▶ [TASK PROMPT]
Retype the data that follows line by line, exactly, and leave its pictures out.

##### INPUT FOR THIS TASK

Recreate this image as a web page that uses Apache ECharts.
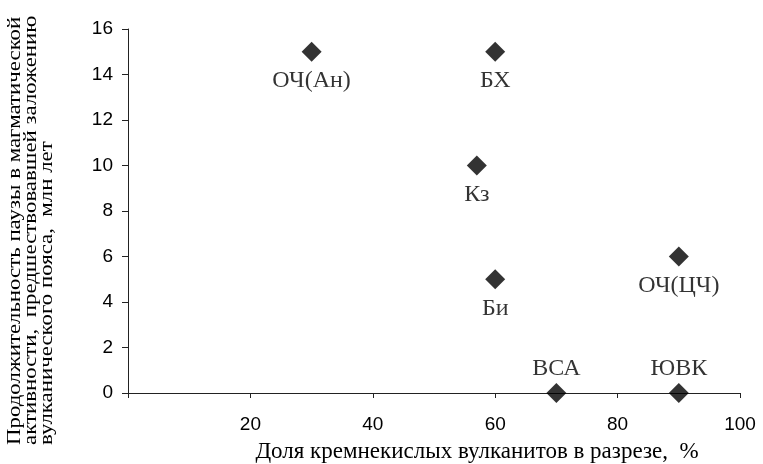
<!DOCTYPE html>
<html><head><meta charset="utf-8">
<script src="https://cdn.jsdelivr.net/npm/echarts@6/dist/echarts.min.js"></script>
<style>html,body{margin:0;padding:0;background:#fff}#c{width:763px;height:464px}</style>
</head><body><div id="c"></div>
<script>
var names = ['ОЧ(Ан)', 'БХ', 'Кз', 'Би', 'ОЧ(ЦЧ)', 'ВСА', 'ЮВК'];
var xValues = [30, 60, 57, 60, 90, 70, 90];
var yValues = [15, 15, 10, 5, 6, 0, 0];
var labelPos = ['bottom', 'bottom', 'bottom', 'bottom', 'bottom', 'top', 'top'];
var xTitle = 'Доля кремнекислых вулканитов в разрезе,  %';
var yTitle = 'Продолжительность паузы в магматической\nактивности,  предшествовавшей заложению\nвулканического пояса,  млн лет';

var data = names.map(function (n, i) {
  return {
    name: n, value: [xValues[i], yValues[i]],
    label: { position: labelPos[i], distance: labelPos[i] === 'top' ? 2 : 7 }
  };
});

var chart = echarts.init(document.getElementById('c'), null, { renderer: 'canvas' });
chart.setOption({
  animation: false,
  backgroundColor: '#fff',
  grid: { left: 128, right: 23, top: 29, bottom: 71, containLabel: false },
  xAxis: {
    type: 'value', min: 0, max: 100, interval: 20,
    splitLine: { show: false },
    axisLine: { show: true, onZero: false, lineStyle: { color: '#222', width: 1 } },
    axisTick: { show: true, inside: false, length: 5, lineStyle: { color: '#222' } },
    axisLabel: {
      color: '#000', fontFamily: 'Liberation Sans, Arial', fontSize: 19, margin: 22,
      formatter: function (v) { return v === 0 ? '' : String(v); }
    }
  },
  yAxis: {
    type: 'value', min: 0, max: 16, interval: 2,
    splitLine: { show: false },
    axisLine: { show: true, lineStyle: { color: '#222', width: 1 } },
    axisTick: { show: true, inside: false, length: 6, lineStyle: { color: '#222' } },
    axisLabel: { color: '#000', fontFamily: 'Liberation Sans, Arial', fontSize: 19, margin: 15 }
  },
  series: [{
    type: 'scatter',
    symbol: 'diamond',
    symbolSize: 20,
    itemStyle: { color: '#000' },
    label: {
      show: true, formatter: '{b}',
      color: '#000', fontFamily: 'Liberation Serif, Times New Roman', fontSize: 24
    },
    data: data
  }],
  graphic: [
    {
      type: 'text', x: 477, y: 452,
      style: {
        text: xTitle, fill: '#000', font: '23px "Liberation Serif"',
        textAlign: 'center', textVerticalAlign: 'middle'
      }
    },
    {
      type: 'text', x: 7, y: 445, rotation: Math.PI / 2, scaleX: 1.27,
      style: {
        text: yTitle, fill: '#000', font: '18px "Liberation Serif"', lineHeight: 16,
        textAlign: 'left', textVerticalAlign: 'top'
      }
    }
  ]
});
</script>
</body></html>
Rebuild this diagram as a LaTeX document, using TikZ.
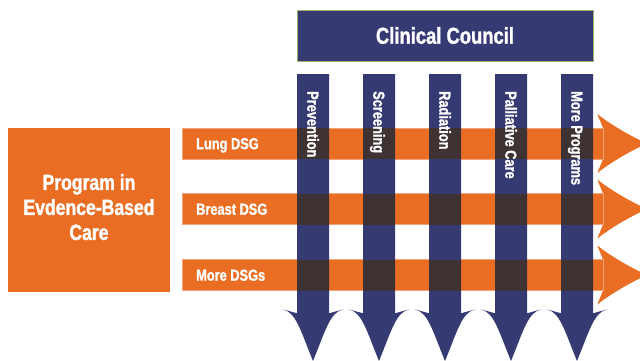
\documentclass[tikz,border=0pt]{standalone}
\usepackage{fontspec}
\setmainfont{Liberation Sans}[FakeStretch=0.8,
  BoldFont={Liberation Sans Bold}, BoldFeatures={FakeStretch=0.8,FakeBold=1.3}]
\definecolor{orng}{HTML}{E96D23}
\definecolor{orngl}{HTML}{F2A57A}
\definecolor{navy}{HTML}{353B72}
\definecolor{dark}{HTML}{3F3233}
\definecolor{olive}{HTML}{9DB06A}
\begin{document}
\begin{tikzpicture}[x=1pt,y=-1pt,
  wlbl/.style={text=white,font=\bfseries\fontsize{16}{19}\selectfont,inner sep=0pt},
  bigtxt/.style={text=white,font=\bfseries\fontsize{22}{25}\selectfont,inner sep=0pt,align=center},
  barfill/.style={fill=orng},
  colfill/.style={fill=navy},
  overlap/.style={fill=dark}]
\useasboundingbox (0,0) rectangle (640,360);
% horizontal arrows (DSGs)
\foreach \cy in {143.5,209,275} {
  \fill[barfill] (182,\cy-15.5) -- (603,\cy-15.5) -- (597.3,\cy-29.5)
    .. controls (609.3,\cy-20) and (627.3,\cy-9) .. (647,\cy)
    .. controls (627.3,\cy+9) and (609.3,\cy+20) .. (597.3,\cy+29.5)
    -- (603,\cy+15.5) -- (182,\cy+15.5) -- cycle;
  \draw[orngl, line width=0.5pt] (182,\cy-15.5) rectangle (603,\cy+15.5);
}
% vertical arrows (programs)
\foreach \k in {0,...,4} {
  \pgfmathsetmacro\cx{313+66*\k}
  \fill[colfill] (\cx-16,74) -- (\cx+16,74) -- (\cx+16,313.3) -- (\cx+30.3,309.3)
    .. controls (\cx+17,312.3) and (\cx+13,329.3) .. (\cx,361)
    .. controls (\cx-13,329.3) and (\cx-17,312.3) .. (\cx-30.3,309.3)
    -- (\cx-16,313.3) -- cycle;
  \foreach \cy in {143.5,209,275} {
    \fill[overlap] (\cx-16,\cy-15.5) rectangle (\cx+16,\cy+15.5);
  }
}
% column labels
\foreach \t [count=\k from 0] in {Prevention,Screening,Radiation,Palliative Care,More Programs} {
  \pgfmathsetmacro\cx{313+66*\k}
  \node[wlbl, rotate=-90, anchor=base west] (col\k) at (\cx-5.7,91) {\t};
}
% DSG labels
\node[wlbl, anchor=base west] (lung) at (196,149.2) {Lung DSG};
\node[wlbl, anchor=base west] (breast) at (196,214.7) {Breast DSG};
\node[wlbl, anchor=base west] (moredsg) at (196,280.7) {More DSGs};
% Clinical Council
\node[fill=navy, draw=olive, line width=0.8pt, minimum width=296pt, minimum height=51pt,
  inner sep=0pt, text=white, font=\bfseries\fontsize{23}{26}\selectfont] (council) at (445,35.5) {Clinical Council};
% Program box
\node[fill=orng, minimum width=162pt, minimum height=164pt, inner sep=0pt] (prog) at (89,210) {};
\node[bigtxt] (progtxt) at (89,207.1) {Program in\\Evdence-Based\\Care};
\end{tikzpicture}
\end{document}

##########

▶ [FULL RESPONSE]
Recreate this image as a web page that uses Apache ECharts.
<!DOCTYPE html>
<html><head><meta charset="utf-8">
<script src="https://cdn.jsdelivr.net/npm/echarts@6/dist/echarts.min.js"></script>
<style>html,body{margin:0;padding:0;background:#fff}#c{width:763px;height:464px}</style>
</head><body><div id="c"></div>
<script>
var names = ['ОЧ(Ан)', 'БХ', 'Кз', 'Би', 'ОЧ(ЦЧ)', 'ВСА', 'ЮВК'];
var xValues = [30, 60, 57, 60, 90, 70, 90];
var yValues = [15, 15, 10, 5, 6, 0, 0];
var labelPos = ['bottom', 'bottom', 'bottom', 'bottom', 'bottom', 'top', 'top'];
var xTitle = 'Доля кремнекислых вулканитов в разрезе,  %';
var yTitle = 'Продолжительность паузы в магматической\nактивности,  предшествовавшей заложению\nвулканического пояса,  млн лет';

var data = names.map(function (n, i) {
  return {
    name: n, value: [xValues[i], yValues[i]],
    label: { position: labelPos[i], distance: labelPos[i] === 'top' ? 2 : 7 }
  };
});

var chart = echarts.init(document.getElementById('c'), null, { renderer: 'canvas' });
chart.setOption({
  animation: false,
  backgroundColor: '#fff',
  grid: { left: 128, right: 23, top: 29, bottom: 71, containLabel: false },
  xAxis: {
    type: 'value', min: 0, max: 100, interval: 20,
    splitLine: { show: false },
    axisLine: { show: true, onZero: false, lineStyle: { color: '#222', width: 1 } },
    axisTick: { show: true, inside: false, length: 5, lineStyle: { color: '#222' } },
    axisLabel: {
      color: '#000', fontFamily: 'Liberation Sans, Arial', fontSize: 19, margin: 22,
      formatter: function (v) { return v === 0 ? '' : String(v); }
    }
  },
  yAxis: {
    type: 'value', min: 0, max: 16, interval: 2,
    splitLine: { show: false },
    axisLine: { show: true, lineStyle: { color: '#222', width: 1 } },
    axisTick: { show: true, inside: false, length: 6, lineStyle: { color: '#222' } },
    axisLabel: { color: '#000', fontFamily: 'Liberation Sans, Arial', fontSize: 19, margin: 15 }
  },
  series: [{
    type: 'scatter',
    symbol: 'diamond',
    symbolSize: 20,
    itemStyle: { color: '#000' },
    label: {
      show: true, formatter: '{b}',
      color: '#000', fontFamily: 'Liberation Serif, Times New Roman', fontSize: 24
    },
    data: data
  }],
  graphic: [
    {
      type: 'text', x: 477, y: 452,
      style: {
        text: xTitle, fill: '#000', font: '23px "Liberation Serif"',
        textAlign: 'center', textVerticalAlign: 'middle'
      }
    },
    {
      type: 'text', x: 7, y: 445, rotation: Math.PI / 2, scaleX: 1.27,
      style: {
        text: yTitle, fill: '#000', font: '18px "Liberation Serif"', lineHeight: 16,
        textAlign: 'left', textVerticalAlign: 'top'
      }
    }
  ]
});
</script>
</body></html>
Rebuild this diagram as a LaTeX document, using TikZ.
\documentclass[tikz,border=0pt]{standalone}
\usepackage{fontspec}
\setmainfont{Liberation Sans}[FakeStretch=0.8,
  BoldFont={Liberation Sans Bold}, BoldFeatures={FakeStretch=0.8,FakeBold=1.3}]
\definecolor{orng}{HTML}{E96D23}
\definecolor{orngl}{HTML}{F2A57A}
\definecolor{navy}{HTML}{353B72}
\definecolor{dark}{HTML}{3F3233}
\definecolor{olive}{HTML}{9DB06A}
\begin{document}
\begin{tikzpicture}[x=1pt,y=-1pt,
  wlbl/.style={text=white,font=\bfseries\fontsize{16}{19}\selectfont,inner sep=0pt},
  bigtxt/.style={text=white,font=\bfseries\fontsize{22}{25}\selectfont,inner sep=0pt,align=center},
  barfill/.style={fill=orng},
  colfill/.style={fill=navy},
  overlap/.style={fill=dark}]
\useasboundingbox (0,0) rectangle (640,360);
% horizontal arrows (DSGs)
\foreach \cy in {143.5,209,275} {
  \fill[barfill] (182,\cy-15.5) -- (603,\cy-15.5) -- (597.3,\cy-29.5)
    .. controls (609.3,\cy-20) and (627.3,\cy-9) .. (647,\cy)
    .. controls (627.3,\cy+9) and (609.3,\cy+20) .. (597.3,\cy+29.5)
    -- (603,\cy+15.5) -- (182,\cy+15.5) -- cycle;
  \draw[orngl, line width=0.5pt] (182,\cy-15.5) rectangle (603,\cy+15.5);
}
% vertical arrows (programs)
\foreach \k in {0,...,4} {
  \pgfmathsetmacro\cx{313+66*\k}
  \fill[colfill] (\cx-16,74) -- (\cx+16,74) -- (\cx+16,313.3) -- (\cx+30.3,309.3)
    .. controls (\cx+17,312.3) and (\cx+13,329.3) .. (\cx,361)
    .. controls (\cx-13,329.3) and (\cx-17,312.3) .. (\cx-30.3,309.3)
    -- (\cx-16,313.3) -- cycle;
  \foreach \cy in {143.5,209,275} {
    \fill[overlap] (\cx-16,\cy-15.5) rectangle (\cx+16,\cy+15.5);
  }
}
% column labels
\foreach \t [count=\k from 0] in {Prevention,Screening,Radiation,Palliative Care,More Programs} {
  \pgfmathsetmacro\cx{313+66*\k}
  \node[wlbl, rotate=-90, anchor=base west] (col\k) at (\cx-5.7,91) {\t};
}
% DSG labels
\node[wlbl, anchor=base west] (lung) at (196,149.2) {Lung DSG};
\node[wlbl, anchor=base west] (breast) at (196,214.7) {Breast DSG};
\node[wlbl, anchor=base west] (moredsg) at (196,280.7) {More DSGs};
% Clinical Council
\node[fill=navy, draw=olive, line width=0.8pt, minimum width=296pt, minimum height=51pt,
  inner sep=0pt, text=white, font=\bfseries\fontsize{23}{26}\selectfont] (council) at (445,35.5) {Clinical Council};
% Program box
\node[fill=orng, minimum width=162pt, minimum height=164pt, inner sep=0pt] (prog) at (89,210) {};
\node[bigtxt] (progtxt) at (89,207.1) {Program in\\Evdence-Based\\Care};
\end{tikzpicture}
\end{document}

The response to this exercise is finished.